Courtesy of the Guardian's Diary.

US Investor's Business Daily:
"The controlling of medical costs in countries such as Britain through rationing, and the health consequences thereof, are legendary. The stories of people dying on a waiting list or being denied altogether read like a horror script … People such as scientist Stephen Hawking wouldn't have a chance in the UK, where the National Health Service would say the life of this brilliant man, because of his physical handicaps, is essentially worthless."

Stephen Hawking after treatment at Addenbrooke's NHS hospital:
"I wouldn't be here today if it were not for the NHS… I have received a large amount of high-quality treatment without which I would not have survived."
Motor Neurone Disease life expectancy: 2-5 years after diagnosis.
Stephen Hawking's diagnosis: 1963 (aged 21). Age now: 67.

So, Investor's Business Daily, you're a lying sack of shit.

Tuesday, 11 August 2009

Arma virumque cano

We whinge and protest about the NHS a lot - and it certainly gets things wrong - but virtually everyone outside the New Labour bubble and Tory Central Office thinks that a tax-funded, not-for-profit, state-run health service is the only way to provide high quality care fairly to everyone.

It's different in the US. Obama wants to introduce insurance cover so that the 46 MILLION Americans who aren't covered can access healthcare. He isn't (unfortunately) proposing a national health service which would treat everybody - the proposal is to retain private hospitals and reform the insurance system which funds them.
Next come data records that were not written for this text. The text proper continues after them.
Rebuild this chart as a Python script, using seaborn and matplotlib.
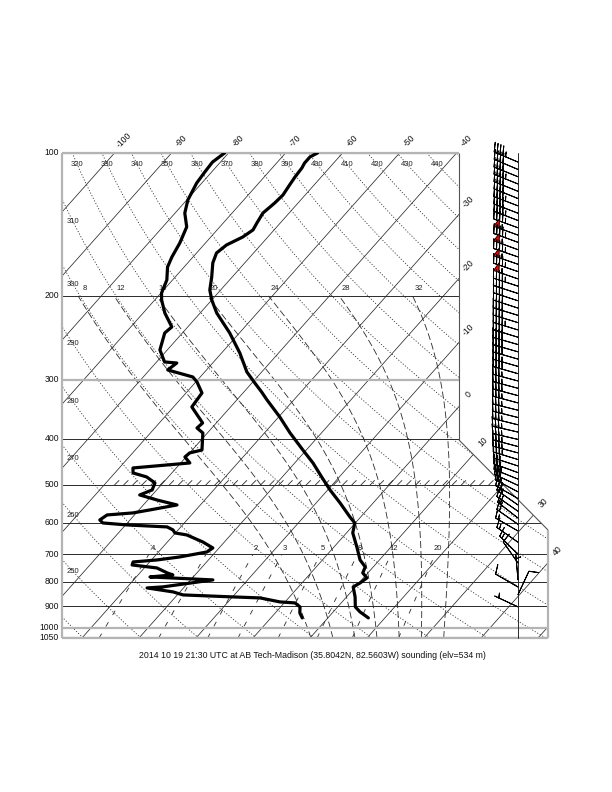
import numpy as np
import matplotlib
matplotlib.use('Agg')
import matplotlib.pyplot as plt
import seaborn as sns
import pandas as pd
from matplotlib.patches import Polygon
from matplotlib.path import Path
import matplotlib.patheffects as pe

sns.set_style('white')
plt.rcParams['font.family'] = ['Liberation Sans', 'DejaVu Sans']
plt.rcParams['lines.scale_dashes'] = False

# ---------------- data ----------------
temp_p = [100, 101.9, 105.0, 107.5, 112.3, 116.8, 122.6, 127.4, 133.8, 140.4, 145.2, 150.3,
          156.2, 162.4, 170.4, 182.4, 194.3, 203.9, 217.2, 239.3, 263.7, 289.1, 304.9, 318.5,
          331.1, 359.6, 388.6, 422.0, 449.4, 480.9, 512.2, 545.6, 583.8, 601.1, 630.9, 675.2,
          719.2, 744.0, 765.9, 784.7, 803.9, 819.6, 860.4, 903.1, 925.2, 952.5]
temp_c = [-64.4, -65.1, -65.1, -64.8, -64.6, -64.3, -63.9, -64.1, -64.6, -64.1, -63.7, -64.4,
          -66.0, -66.5, -65.6, -63.6, -61.9, -60.0, -57.1, -51.7, -46.8, -42.6, -39.5, -36.9,
          -34.7, -29.8, -25.5, -20.6, -16.8, -13.1, -9.6, -5.8, -1.9, -0.1, 1.1, 4.0,
          6.6, 8.6, 9.1, 10.6, 10.2, 9.6, 11.5, 13.1, 14.7, 17.1]

dwpt_p = [100, 104.5, 109.6, 115.7, 125.6, 133.8, 143.1, 154.7, 165.6, 173.8, 185.1, 197.1,
          203.9, 217.2, 232.4, 239.3, 259.8, 275.4, 276.8, 286.3, 296.2, 303.4, 320.1, 342.5,
          370.2, 379.3, 388.6, 422.0, 428.1, 436.5, 449.4, 453.8, 460.4, 471.7, 480.9, 495.1,
          512.2, 524.8, 537.7, 550.9, 564.4, 572.6, 578.2, 592.4, 601.1, 606.9, 612.8, 621.8,
          630.9, 637.1, 659.1, 678.5, 691.8, 708.8, 719.2, 726.2, 736.9, 747.6, 765.9, 773.3,
          780.9, 792.3, 819.6, 823.7, 839.8, 852.1, 860.4, 864.6, 881.5, 885.8, 903.1, 929.8,
          952.5]
dwpt_c = [-80.7, -81.4, -81.2, -80.9, -79.8, -78.3, -75.8, -74.5, -73.7, -72.9, -71.0, -69.9,
          -68.8, -66.2, -62.8, -63.1, -61.3, -58.6, -56.3, -56.8, -51.3, -49.8, -47.2, -46.8,
          -42.4, -42.6, -40.8, -38.3, -40.0, -40.2, -38.4, -42.1, -47.6, -46.8, -43.8, -41.4,
          -40.8, -42.2, -38.4, -34.1, -38.1, -40.6, -44.8, -45.3, -44.3, -39.8, -32.4, -30.9,
          -30.1, -27.7, -23.8, -21.1, -21.5, -25.5, -29.0, -32.9, -32.6, -27.8, -25.2, -23.9,
          -27.6, -16.1, -23.8, -26.4, -21.2, -19.0, -9.9, -5.0, -0.9, 1.9, 3.4, 4.3,
          5.5]

wind_p = [104.5, 108.3, 112.2, 116.2, 120.4, 124.7, 129.2, 133.9, 138.7, 143.7, 148.9, 154.2,
          159.8, 165.5, 171.5, 177.7, 184.1, 190.7, 197.6, 204.7, 212.1, 219.7, 227.6, 235.8,
          244.3, 253.1, 262.2, 271.6, 281.4, 291.5, 302.0, 312.9, 324.2, 335.9, 348.0, 360.5,
          373.5, 386.9, 400.9, 415, 428, 442, 456, 471, 486, 501, 517, 534, 551, 568, 587, 605,
          625, 660, 700, 730, 792, 820, 851, 903]
wind_dir = [293, 293, 292, 292, 292, 292, 291, 291, 291, 290, 290, 290,
            290, 289, 289, 289, 289, 288, 288, 288, 288, 287, 287, 287,
            287, 286, 286, 286, 286, 286, 285, 285, 285, 285, 284, 284,
            284, 283, 283, 285, 285, 287, 288, 290, 292, 295, 298, 300, 305, 305, 308, 305,
            300, 305, 315, 325, 355, 300, 25, 295]
wind_kt = [45, 40, 40, 45, 40, 40, 45, 40, 45, 45, 55, 45,
           55, 45, 55, 45, 55, 45, 40, 40, 40, 40, 40, 45,
           40, 40, 40, 40, 35, 40, 35, 35, 40, 35, 35, 35,
           35, 35, 35, 35, 35, 35, 30, 30, 30, 30, 25, 25, 25, 20, 20, 20,
           15, 15, 15, 10, 5, 10, 10, 5]

pressure_ticks = [100, 200, 300, 400, 500, 600, 700, 800, 900, 1000, 1050]
isotherm_values = list(range(-120, 60, 10))
isotherm_labels = [-100, -90, -80, -70, -60, -50, -40, -30, -20, -10, 0, 10, 30, 40]
theta_values = list(range(240, 620, 10))
theta_labels_top = [320, 330, 340, 350, 360, 370, 380, 390, 400, 410, 420, 430, 440]
theta_labels_left = [250, 260, 270, 280, 290, 300, 310]
theta_w_values = [8, 12, 16, 20, 24, 28, 32]
mixing_ratios = [0.4, 1, 2, 3, 5, 8, 12, 20]
mixing_labels = ['.4', '1', '2', '3', '5', '8', '12', '20']
title = "2014 10 19 21:30 UTC at AB Tech-Madison (35.8042N, 82.5603W) sounding (elv=534 m)"

# ---------------- geometry ----------------
P_BOT, P_TOP = 1050.0, 100.0
K = 32.2
XMIN, XMAX = -33.5, 51.75
W = XMAX - XMIN
LN = np.log(P_BOT / P_TOP)


def skx(T, p):
    return np.asarray(T, dtype=float) + K * np.log(P_BOT / np.asarray(p, dtype=float))


fig = plt.figure(figsize=(6.12, 7.92), dpi=100)
ax = fig.add_axes([62 / 612, 1 - 638 / 792, 486 / 612, 485 / 792])
ax.set_yscale('log')
ax.set_xlim(XMIN, XMAX)
ax.set_ylim(P_BOT, P_TOP)
ax.axis('off')

fx_r = 397 / 486
fy_r = 198 / 485
fy_d = 108 / 485
frame_verts = [(0, 0), (0, 1), (fx_r, 1), (fx_r, fy_r), (1, fy_d), (1, 0)]
clip = Polygon(frame_verts, closed=True, transform=ax.transAxes, facecolor='none', edgecolor='none')
ax.add_patch(clip)
frame_path = Path(frame_verts + [(0, 0)], closed=True)

DARK = '#2a2a2a'
GRAY = '#b4b4b4'
grid = []

parr = np.geomspace(P_BOT, P_TOP, 500)

# isotherms
for T in isotherm_values:
    l, = ax.plot(skx(np.full_like(parr, T), parr), parr, color=DARK, lw=0.55, zorder=2)
    grid.append(l)

# isobars
for pr in pressure_ticks:
    heavy = pr in (100, 300, 1000, 1050)
    l, = ax.plot([XMIN - 50, XMAX + 50], [pr, pr], color=GRAY if heavy else DARK,
                 lw=1.6 if heavy else 0.7, zorder=2.5 if heavy else 2)
    grid.append(l)

# dry adiabats
for th in theta_values:
    T = th * (parr / 1000.0) ** 0.2857 - 273.15
    l, = ax.plot(skx(T, parr), parr, color=DARK, lw=0.6, ls=(0, (0.8, 1.3)), zorder=2)
    grid.append(l)


# moist adiabats
def dTdp(T, p):
    Rd, Cp, Lv, eps = 287.04, 1005.7, 2.501e6, 0.622
    es = 6.112 * np.exp(17.67 * (T - 273.15) / (T - 29.65))
    rs = eps * es / (p - es)
    return ((Rd * T + Lv * rs) / p) / (Cp + Lv * Lv * rs * eps / (Rd * T * T))


def integrate(T0, plev):
    out = [T0]
    for i in range(len(plev) - 1):
        p0 = plev[i]
        h = plev[i + 1] - p0
        T = out[-1]
        k1 = dTdp(T, p0)
        k2 = dTdp(T + h * k1 / 2, p0 + h / 2)
        k3 = dTdp(T + h * k2 / 2, p0 + h / 2)
        k4 = dTdp(T + h * k3, p0 + h)
        out.append(T + h * (k1 + 2 * k2 + 2 * k3 + k4) / 6)
    return np.array(out)


p_up = np.arange(1000.0, 199.0, -2.0)
p_dn = np.arange(1000.0, 1051.0, 2.0)
for tw in theta_w_values:
    Tu = integrate(tw + 273.15, p_up) - 273.15
    Td_ = integrate(tw + 273.15, p_dn) - 273.15
    pp = np.concatenate([p_dn[::-1], p_up[1:]])
    TT = np.concatenate([Td_[::-1], Tu[1:]])
    l, = ax.plot(skx(TT, pp), pp, color=DARK, lw=0.6, ls=(0, (5.0, 2.2)), zorder=2)
    grid.append(l)
    ax.text(skx(np.interp(193.3, p_up[::-1], Tu[::-1]), 193.3), 193.3, str(tw),
            fontsize=5.5, ha='center', va='center', color='#222', zorder=3)

# mixing ratio lines
pm = np.geomspace(1050, 700, 60)
for w, lab in zip(mixing_ratios, mixing_labels):
    e = w * pm / (622.0 + w)
    a = np.log(e / 6.112)
    Td = 243.5 * a / (17.67 - a)
    l, = ax.plot(skx(Td, pm), pm, color=DARK, lw=0.6, ls=(0, (3.6, 6.0)), zorder=2)
    grid.append(l)
    e7 = w * 682.0 / (622.0 + w)
    a7 = np.log(e7 / 6.112)
    ax.text(skx(243.5 * a7 / (17.67 - a7), 682.0), 682.0, lab, fontsize=5.5,
            ha='center', va='center', color='#222', zorder=3)

# hatched 500 hPa line
l, = ax.plot([48 / 486, 1.0], [500, 500], transform=ax.get_yaxis_transform(), color=DARK,
             lw=0.6, alpha=1, path_effects=[pe.TickedStroke(angle=45, spacing=6.5, length=0.7)],
             zorder=2)
grid.append(l)

for g in grid:
    g.set_clip_path(clip)

# frame
def seg(p0, p1, color, lw):
    ax.plot([p0[0], p1[0]], [p0[1], p1[1]], transform=ax.transAxes, color=color, lw=lw,
            clip_on=False, zorder=3, solid_capstyle='butt')

seg((0, 0), (0, 1), GRAY, 1.6)
seg((0, 1), (fx_r, 1), GRAY, 1.6)
seg((fx_r, 1), (fx_r, fy_r), '#555555', 0.8)
seg((fx_r, fy_r), (1, fy_d), '#555555', 0.8)
seg((1, fy_d), (1, 0), GRAY, 1.6)
seg((0, 0), (1, 0), GRAY, 1.6)

# barb base line
xb = 456 / 486
ax.plot([xb, xb], [0, 1], transform=ax.transAxes, color=DARK, lw=0.7, clip_on=False, zorder=3)

# pressure labels
for pr in pressure_ticks:
    ax.text(-0.006, pr, str(pr), transform=ax.get_yaxis_transform(), ha='right', va='center',
            fontsize=6.2, color='#111')

# isotherm labels
b = K * LN / W
fys = np.linspace(0, 1, 4001)
for T in isotherm_labels:
    a0 = (T - XMIN) / W
    pts = np.column_stack([a0 + b * fys, fys])
    inside = frame_path.contains_points(pts, radius=-1e-9) | frame_path.contains_points(pts, radius=1e-9)
    if not inside.any():
        continue
    i = np.where(inside)[0].max()
    ax.annotate(str(T), xy=(pts[i, 0], pts[i, 1]), xycoords='axes fraction', xytext=(7, 9),
                textcoords='offset points', rotation=45, ha='center', va='center',
                fontsize=6.2, color='#111', annotation_clip=False)

# dry adiabat labels
for th in theta_labels_top:
    pl = 105.5
    T = th * (pl / 1000.0) ** 0.2857 - 273.15
    ax.text(skx(T, pl), pl, str(th), fontsize=5.5, ha='center', va='center', color='#222', zorder=3)
pa = np.geomspace(100, 1050, 800)
xt = XMIN + (11 / 486) * W
for th in theta_labels_left:
    T = th * (pa / 1000.0) ** 0.2857 - 273.15
    X = skx(T, pa)
    pl = np.interp(xt, X, pa)
    Tl = th * (pl / 1000.0) ** 0.2857 - 273.15
    ax.text(skx(Tl, pl), pl, str(th), fontsize=5.5, ha='center', va='center', color='#222', zorder=3)

# sounding traces
df_t = pd.DataFrame({'x': skx(temp_c, temp_p), 'p': temp_p})
df_d = pd.DataFrame({'x': skx(dwpt_c, dwpt_p), 'p': dwpt_p})
sns.lineplot(data=df_t, x='x', y='p', sort=False, estimator=None, color='black', lw=2.3, ax=ax, zorder=5)
sns.lineplot(data=df_d, x='x', y='p', sort=False, estimator=None, color='black', lw=2.3, ax=ax, zorder=5)

# wind barbs
wd = np.deg2rad(np.array(wind_dir, dtype=float))
ws = np.array(wind_kt, dtype=float)
u = -ws * np.sin(wd)
v = -ws * np.cos(wd)
ax.barbs(np.full(len(wind_p), xb), wind_p, u, v, transform=ax.get_yaxis_transform(),
         length=6.1, barbcolor='black', flagcolor='red', linewidth=0.7, zorder=6, clip_on=False,
         sizes=dict(spacing=0.12, height=0.36, width=0.22))

ax.set_xlim(XMIN, XMAX)
ax.set_ylim(P_BOT, P_TOP)
ax.set_xlabel('')
ax.set_ylabel('')

fig.text(312 / 612, 1 - 655 / 792, title, ha='center', va='center', fontsize=6.3, color='#111')

fig.savefig('out.png', dpi=100)
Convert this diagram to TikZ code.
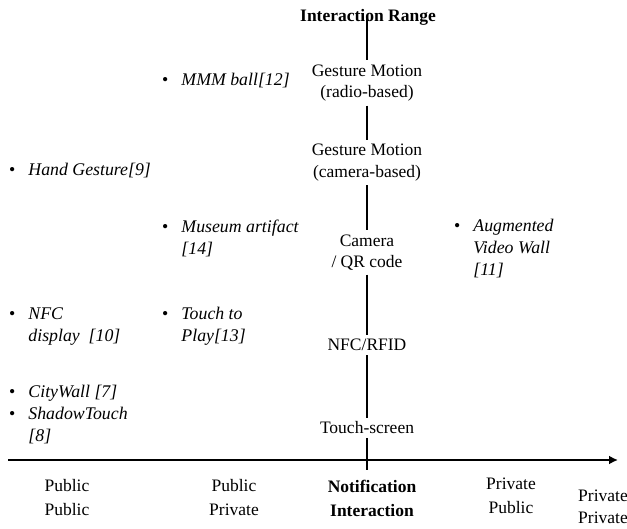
\documentclass[tikz,border=0pt]{standalone}
\usepackage{fontspec}
\setmainfont{Liberation Serif}
\usepackage{array}
\usetikzlibrary{arrows.meta}

\newcommand{\rngfont}{\fontsize{17.5}{21.5}\selectfont}
\newcommand{\projfont}{\fontsize{17.8}{21.7}\selectfont}
\newcommand{\casefont}{\fontsize{17.5}{24}\selectfont}
\newcommand{\projitem}[1]{\begin{tabular}[t]{@{}l@{\hspace{13pt}}>{\itshape}l@{}}\textbullet & #1\end{tabular}}

\tikzset{
  tech/.style={align=center, inner sep=4pt, font=\rngfont},
  proj/.style={anchor=base west, inner sep=0pt, font=\projfont},
  usecase/.style={align=center, inner sep=0pt, font=\casefont},
  rangeline/.style={line width=2.6pt},
  axisline/.style={line width=2pt},
}

\begin{document}
\begin{tikzpicture}[x=1pt,y=-1pt]
  \useasboundingbox (0,0) rectangle (627,529);
  % interaction techniques along the range
  \node[tech,font=\rngfont\bfseries] (title) at (368,17) {Interaction Range};
  \node[tech] (radio) at (367,83) {Gesture Motion\\(radio-based)};
  \node[tech] (camb) at (367,162.5) {Gesture Motion\\(camera-based)};
  \node[tech] (qr) at (367,252.5) {Camera\\/ QR code};
  \node[tech] (nfc) at (367,345) {NFC/RFID};
  \node[tech] (touch) at (367,428) {Touch-screen};
  \coordinate (vtop) at (367,18);
  \coordinate (vbot) at (367,470);
  \draw[rangeline] (vtop) -- (radio);
  \draw[rangeline] (radio) -- (camb);
  \draw[rangeline] (camb) -- (qr);
  \draw[rangeline] (qr) -- (nfc);
  \draw[rangeline] (nfc) -- (touch);
  \draw[rangeline] (touch) -- (vbot);

  % horizontal axis
  \coordinate (ax0) at (8,460);
  \coordinate (ax1) at (618,460);
  \draw[axisline,-{Latex[length=9pt,width=9pt]}] (ax0) -- (ax1);

  % projects
  \node[proj] (mmm) at (162,86) {\projitem{MMM ball[12]}};
  \node[proj] (hand) at (9,176) {\projitem{Hand Gesture[9]}};
  \node[proj] (museum) at (162,233) {\projitem{Museum artifact\\ & [14]}};
  \node[proj] (avw) at (454,232) {\projitem{Augmented\\ & Video Wall\\ & [11]}};
  \node[proj] (nfcd) at (9,320) {\projitem{NFC\\ & display~ [10]}};
  \node[proj] (play) at (162,320) {\projitem{Touch to\\ & Play[13]}};
  \node[proj] (city) at (9,398) {\projitem{CityWall [7]\\ \textbullet & ShadowTouch\\ & [8]}};

  % notification / interaction space
  \node[usecase] (pubpub) at (67,498) {Public\\Public};
  \node[usecase] (pubpriv) at (234,498) {Public\\Private};
  \node[usecase,font=\casefont\bfseries] (notint) at (372,498) {Notification\\Interaction};
  \node[usecase] (privpub) at (511,496) {Private\\Public};
  \node[usecase,font=\fontsize{17.5}{22}\selectfont] (privpriv) at (603,507) {Private\\Private};
\end{tikzpicture}
\end{document}
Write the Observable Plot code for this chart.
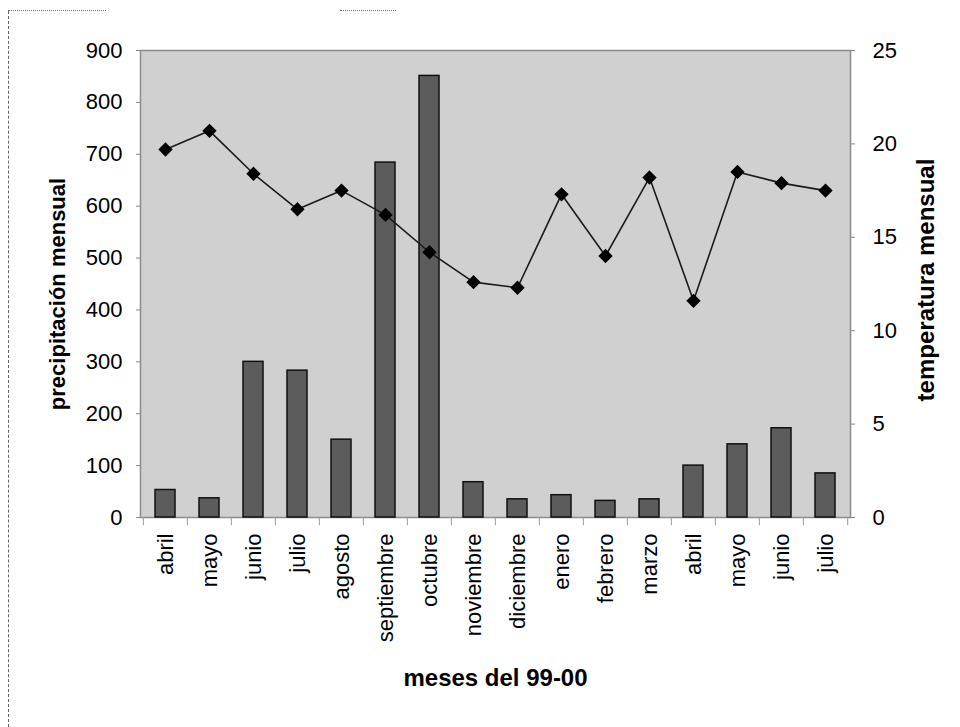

So from this side of the pond, this looks like a slightly kinder version of the capitalist model which has served the US so well (ho ho ho). To many Americans, however, this is communism. Death threats are being made, supporters of healthcare are being beaten up, and now anti-healthcare activists are calling on meeting attendees to bring their guns. What a grown-up way to respond to a weak proposal from a massively endorsed president.

Update:
This is all getting very nasty. American conservatives are spreading lies about the NHS to scare Americans, such as the claim that people over 59 don't get cardiac care, and that Ted Kennedy's brain tumour wouldn't be treated here because he's 77 (well done, Senator Chuck Grassley). Add to this Sarah Palin's description of Obama as 'evil' and her claim that her Down's Syndrome child would face a 'death panel' and we have the makings of a lynch mob. And yes, I'm well aware that that term is racially aligned. There's a nasty undercurrent swirling around Obama which runs 'socialist'-'UnAmerican'-'not born in the US' (untrue)-Muslim (untrue, and who cares anyway)-black-shouldn't be President.

Speak up for the NHS. As Neal points out in the comments, the UK spends less, but spends it better and more fairly. Lots of American pensioners take coach trips to Canada to buy their prescription drugs - pensioners here don't pay a penny (until the Tories get in again) and so don't have to go over to France, Ireland or wherever.